Es[t]a constatação de um dire[c]tor de recursos humanos de uma grande empresa [telefónica] sanciona o fracasso relativo (...) de uma política de recrutamento de jovens "universitários" sobrediplomados em relação aos empregos nos quais se encontram e consideravelmente deslocados em relação a eles. Es[t]es jovens constituem um problema para as [direcções] das empresas por uma dupla razão: de um lado nenhuma carreira existente parece adaptar-se a eles, e [o] seu futuro na empresa permanece problemático; de outro lado, eles não compartilham, no trabalho, as mesmas atitudes dos assalariados em promoção interna - mais individualistas, menos mobilizados para a empresa, com frequência são mais críticos e parecem mais instáveis. Está claro que não é essencialmente na empresa que querem construir ou consolidar uma identidade flutuante.


(...) A grande maioria [destes] assalariados é de origem não-operária; entretanto a maior parte deles ocupa empregos de execução ademais muito diversificados: operários, funcionários, técnicos. Quase todos os mais jovens são bacharéis ou portadores de um [diploma de ensino superior, mesmo que inferior à licenciatura]. Os mais antigos obtiveram um diploma - ou o que consideram equivalente - por formações contínuas voluntárias ou então estão em processo de obtenção (...). Para isso, empenham-se para mobilizar uma parte dos recursos da empresa: inscrevem-se no plano de formação para os estágios que [lhes] interessam, às vezes pedem licenças individuais de formação, negoc[e]iam dias de ausência para seguir cursos. As únicas formações que lhes interessam são externas à empresa e que levam a diplomas reconhecidos: são frequentemente muito críticos com os "estágios internos", cuja utilidade de cujo cará[c]ter integrativo contestam. Para eles, a formação é um direito individual, um investimento pessoal que prolonga, renova ou re[c]tifica a formação escolar.

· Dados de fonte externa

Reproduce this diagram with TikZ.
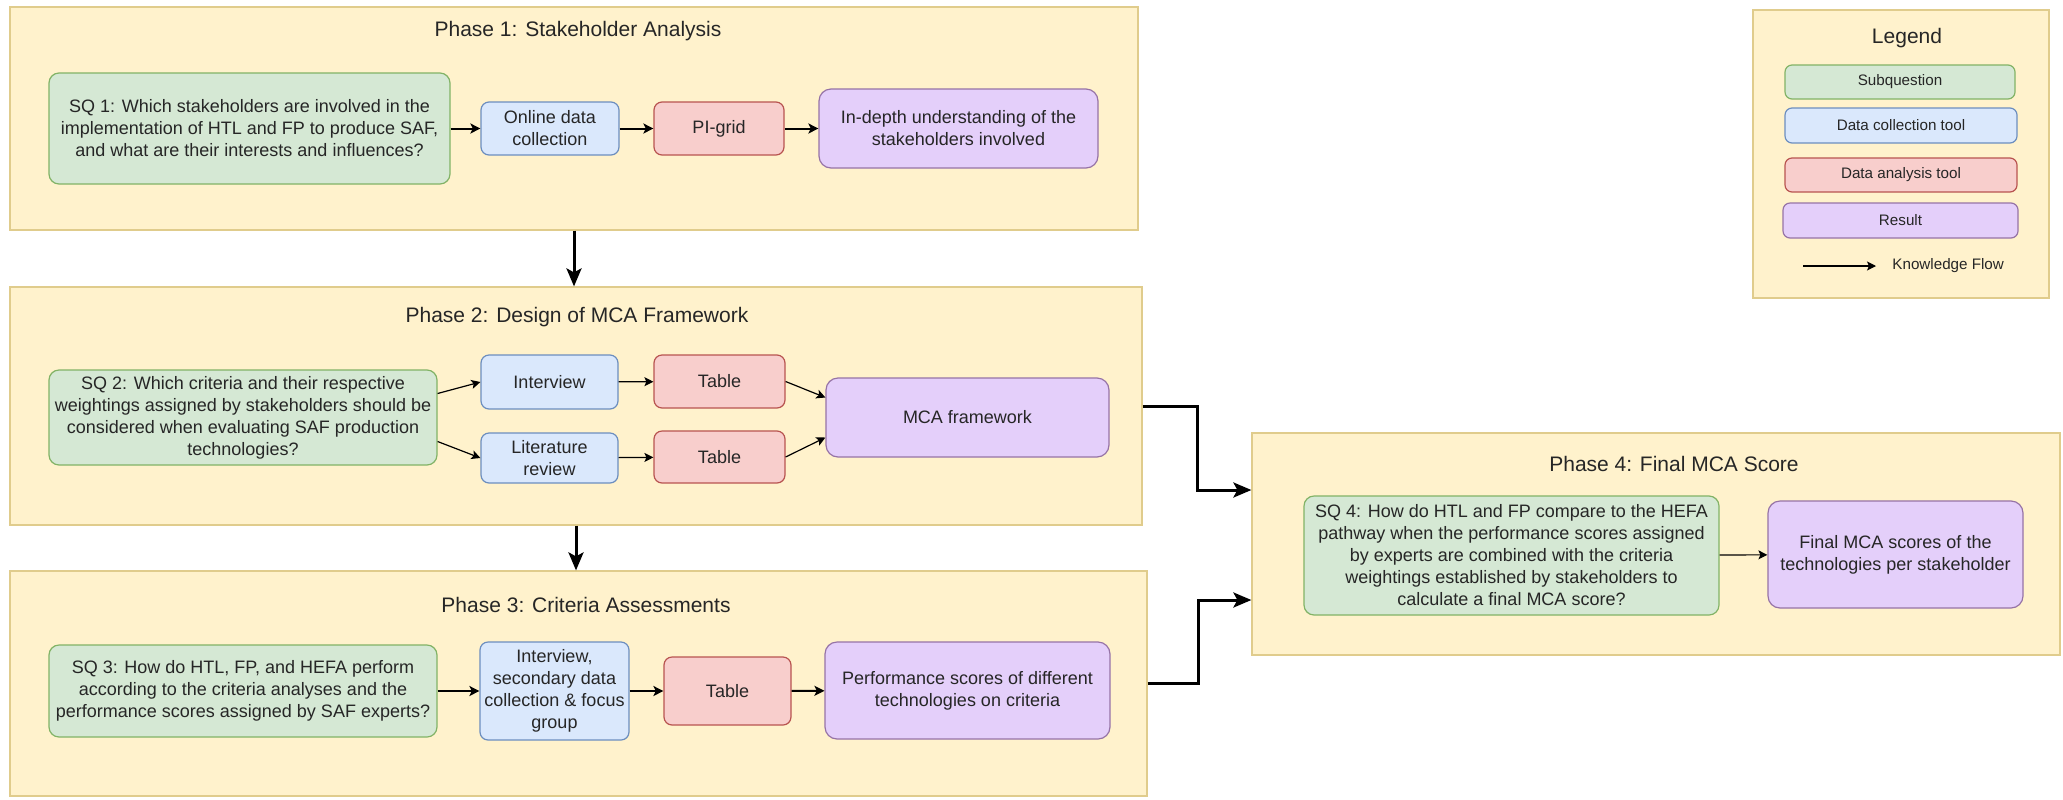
\documentclass[tikz,border=0pt]{standalone}
\usepackage{fontspec}
\setmainfont{Liberation Sans}
\usetikzlibrary{arrows.meta,calc}

\definecolor{phasefill}{HTML}{FFF2CC}
\definecolor{phaseline}{HTML}{E0CC8C}
\definecolor{sqfill}{HTML}{D5E8D4}
\definecolor{sqline}{HTML}{82B366}
\definecolor{colfill}{HTML}{DAE8FC}
\definecolor{colline}{HTML}{6C8EBF}
\definecolor{anfill}{HTML}{F8CECC}
\definecolor{anline}{HTML}{B85450}
\definecolor{resfill}{HTML}{E4CFFA}
\definecolor{resline}{HTML}{9673A6}
\definecolor{ink}{HTML}{262626}

\tikzset{
  sz/.style 2 args={minimum width={#1*0.5pt}, minimum height={#2*0.5pt}},
  phase/.style={rectangle, draw=phaseline, fill=phasefill, line width=0.6pt, inner sep=0pt},
  card/.style={rectangle, rounded corners=5pt, draw, line width=0.6pt, align=center,
    inner sep=0pt, text=ink, font=\fontsize{9}{11}\selectfont},
  sqbox/.style={card, fill=sqfill, draw=sqline},
  colbox/.style={card, fill=colfill, draw=colline, rounded corners=4pt},
  anbox/.style={card, fill=anfill, draw=anline, rounded corners=4pt},
  resbox/.style={card, fill=resfill, draw=resline, rounded corners=6pt},
  keybox/.style={card, rounded corners=3.5pt, font=\fontsize{7.6}{9}\selectfont},
  title/.style={text=ink, font=\fontsize{10.5}{12.6}\selectfont, inner sep=0pt},
  flow/.style={draw=black, line width=1pt, -{Stealth[length=5pt, width=5pt, inset=1.2pt]}},
  thinflow/.style={draw=black, line width=0.6pt, -{Stealth[length=4.5pt, width=4.5pt, inset=1pt]}},
  bigflow/.style={draw=black, line width=1.5pt, -{Stealth[length=9pt, width=7.5pt, inset=2pt]}},
}

\begin{document}
\begin{tikzpicture}[x=0.5pt, y=-0.5pt]
\useasboundingbox (0,0) rectangle (2063,799);
\fill[white] (0,0) rectangle (2063,799);

% phase containers
\node[phase, sz={1128}{223}] (p1) at (574,118.5) {};
\node[phase, sz={1132}{238}] (p2) at (576,406) {};
\node[phase, sz={1137}{225}] (p3) at (578.5,683.5) {};
\node[phase, sz={808}{222}] (p4) at (1656,544) {};
\node[phase, sz={296}{288}] (leg) at (1901,154) {};

\node[title] (t1) at (578,31) {Phase 1: Stakeholder Analysis};
\node[title] (t2) at (577,317) {Phase 2: Design of MCA Framework};
\node[title] (t3) at (586,605) {Phase 3: Criteria Assessments};
\node[title] (t4) at (1674,464) {Phase 4: Final MCA Score};
\node[title] (tl) at (1907,38) {Legend};

% phase 1
\node[sqbox, sz={401}{111}] (sq1) at (249.5,128.5)
  {SQ 1: Which stakeholders are involved in the\\implementation of HTL and FP to produce SAF,\\and what are their interests and influences?};
\node[colbox, sz={138}{53}] (odc) at (550,128.5) {Online data\\collection};
\node[anbox, sz={130}{53}] (pig) at (719,128.5) {PI-grid};
\node[resbox, sz={279}{79}] (ind) at (958.5,128.5) {In-depth understanding of the\\stakeholders involved};

% phase 2
\node[sqbox, sz={388}{95}] (sq2) at (243,417.5)
  {SQ 2: Which criteria and their respective\\weightings assigned by stakeholders should be\\considered when evaluating SAF production\\technologies?};
\node[colbox, sz={137}{54}] (int) at (549.5,382) {Interview};
\node[colbox, sz={137}{50}] (lit) at (549.5,458) {Literature\\review};
\node[anbox, sz={131}{53}] (tb1) at (719.5,381.5) {Table};
\node[anbox, sz={131}{52}] (tb2) at (719.5,457) {Table};
\node[resbox, sz={283}{79}] (mca) at (967.5,417.5) {MCA framework};

% phase 3
\node[sqbox, sz={388}{92}] (sq3) at (243,691)
  {SQ 3: How do HTL, FP, and HEFA perform\\according to the criteria analyses and the\\performance scores assigned by SAF experts?};
\node[colbox, sz={149}{98}] (isd) at (554.5,691) {Interview,\\secondary data\\collection \& focus\\group};
\node[anbox, sz={127}{68}] (tb3) at (727.5,691) {Table};
\node[resbox, sz={285}{97}] (prf) at (967.5,690.5) {Performance scores of different\\technologies on criteria};

% phase 4
\node[sqbox, sz={415}{119}] (sq4) at (1511.5,555.5)
  {SQ 4: How do HTL and FP compare to the HEFA\\pathway when the performance scores assigned\\by experts are combined with the criteria\\weightings established by stakeholders to\\calculate a final MCA score?};
\node[resbox, sz={255}{107}] (fin) at (1895.5,554.5) {Final MCA scores of the\\technologies per stakeholder};

% legend entries
\node[keybox, fill=sqfill, draw=sqline, sz={230}{34}] (k1) at (1900,82) {Subquestion};
\node[keybox, fill=colfill, draw=colline, sz={232}{35}] (k2) at (1901,125.5) {Data collection tool};
\node[keybox, fill=anfill, draw=anline, sz={232}{34}] (k3) at (1901,175) {Data analysis tool};
\node[keybox, fill=resfill, draw=resline, sz={235}{35}] (k4) at (1900.5,220.5) {Result};
\coordinate (ka) at (1803,266);
\coordinate (kb) at (1876,266);
\node[anchor=west, inner sep=0pt, text=ink, font=\fontsize{7.6}{9}\selectfont] (kt) at (1892,266) {Knowledge Flow};
\draw[thinflow] (ka) -- (kb);

% flows inside phase 1
\draw[flow] (sq1) -- (odc);
\draw[flow] (odc) -- (pig);
\draw[flow] (pig) -- (ind);

% flows inside phase 2
\draw[thinflow] ($(sq2.east)+(0,-24)$) -- (int.west);
\draw[thinflow] ($(sq2.east)+(0,24)$) -- (lit.west);
\draw[thinflow] (int) -- (tb1);
\draw[thinflow] (lit) -- (tb2);
\draw[thinflow] (tb1.east) -- ($(mca.west)+(0,-20)$);
\draw[thinflow] (tb2.east) -- ($(mca.west)+(0,20)$);

% flows inside phase 3
\draw[flow] (sq3) -- (isd);
\draw[flow] (isd) -- (tb3);
\draw[flow] (tb3) -- (prf);

% flow inside phase 4
\draw[thinflow] (sq4) -- (fin);

% flows between phases
\draw[bigflow] (p1.south) -- (p1.south |- p2.north);
\draw[bigflow] (p2.south) -- (p2.south |- p3.north);
\coordinate (e1) at ($(p4.west)+(0,-54)$);
\coordinate (e2) at ($(p4.west)+(0,56)$);
\coordinate (x1) at (1197,0);
\coordinate (x2) at (1198,0);
\draw[bigflow] (p2.east) -| (x1 |- e1) -- (e1);
\draw[bigflow] (p3.east) -| (x2 |- e2) -- (e2);
\end{tikzpicture}
\end{document}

As formações que eles seguem ou seguiram são estruturantes d[a] sua identidade: definem-se mais [pelo] seu diploma que [pelo] seu trabalho. têm consciência de que valem mais que o emprego que ocupam e de que são diferentes daquilo que os define oficialmente na empresa. Como no caso de alguns quadros preocupados em [distinguir-se dos] seus pares, "tudo é feito, [no] seu discurso, para negar que o vínculo administrativo, o pertencimento formal a uma categoria possa constituir um traço pertinente d[a] sua identidade social" (Boltanski, Luc, Les cadres - la formation d'un groupe social). De fa[c]to, falam muito pouco d[a] sua situação profissional mas bastante d[as] suas formações e d[os] seus proje[c]tos, até mesmo d[a] sua a[c]tividade exterior, como o montador-ele[c]tricista que, tendo obtido um diploma de ele[c]tr[ó]nica por correspondência (...) conserta televisões todos os sábados e nas suas férias.


Portanto [a] sua identidade está desdobrada da seguinte forma: a falsa identidade, a identidade oficial, é a que os outros associam à sua situação profissional a[c]tual, ao cargo que ocupam, ao grupo ao qual não se sentem "realmente" pertencer. [A] sua verdadeira identidade - para si - é a que perseguem por meio de suas formações ou a[c]tividades culturais e cuja busca só não é mais obstinada porque já a encontraram encoberta [na] sua origem social ou [no] seu entorno familiar. Com frequ[ê]ncia [o] seu grupo de referência também é [o] seu grupo de origem: por isso, eles [podem utilizar essa] identidade virtual para melhor se distanciar das identidades oficiais que lhes podem ser atribuídas - "a autenticidade que os define com exclusividade é o que faz com que escapem à categoria por cima" (Boltanski, idem).


(...) As relações que es[t]es assalariados assim desdobrados mantêm com [os] seus superiores são ambivalentes: reticentes, até mesmo rebeldes, a toda [a] forma de comportamento autoritário, declaram-se, com frequ[ê]ncia, participativos em toda [a] iniciativa que visa a atenuar o cará[c]ter rotineiro do trabalho ou os entraves burocráticos da organização. Aprovam o espírito das experiências em curso e em geral participam dos grupos organizados nessa ocasião. Às vezes até se apresentam como parceiros a[c]tivos d[os] seus responsáveis [nas] suas funções de animador: valorizam o diálogo, as discussões, as iniciativas destinadas a aumentar a autonomia dos executores. mas também são muito críticos em relação à persistência dos modeos de gestão herdados do sistema anterior e que perduram nas experiências em curso. Tornam-se até mesmo abertamente "vindicativos" quando os contra-mestres lhes parecem incapazes de colocar em prática os proje[c]tos participativos ou racionalizadores da empresa. Es[t]a relação pode assumir uma forma conflituosa quando a "competência" d[os] seus chefes é explicitamente questionada. Devem, então, mobilizar redes externas ao serviço, até mesmo recorrer à arbitragem de responsáveis superiores, para evitar entrar em enfrentamentos pessoais ameaçadores. Es[t]es incidentes alimentam o processo de rotulagem de que às vezes são obje[c]to, reforçando, dessa forma, [a] sua dilaceração identitária. É assim que alguns forjam para si, sob pressão de outrem, essa "subcultura desviante" que lhes permite compartilhar com uma rede de semelhantes a mesma postura crítica a os mesmos proje[c]tos ou fantasias de [saír da] empresa.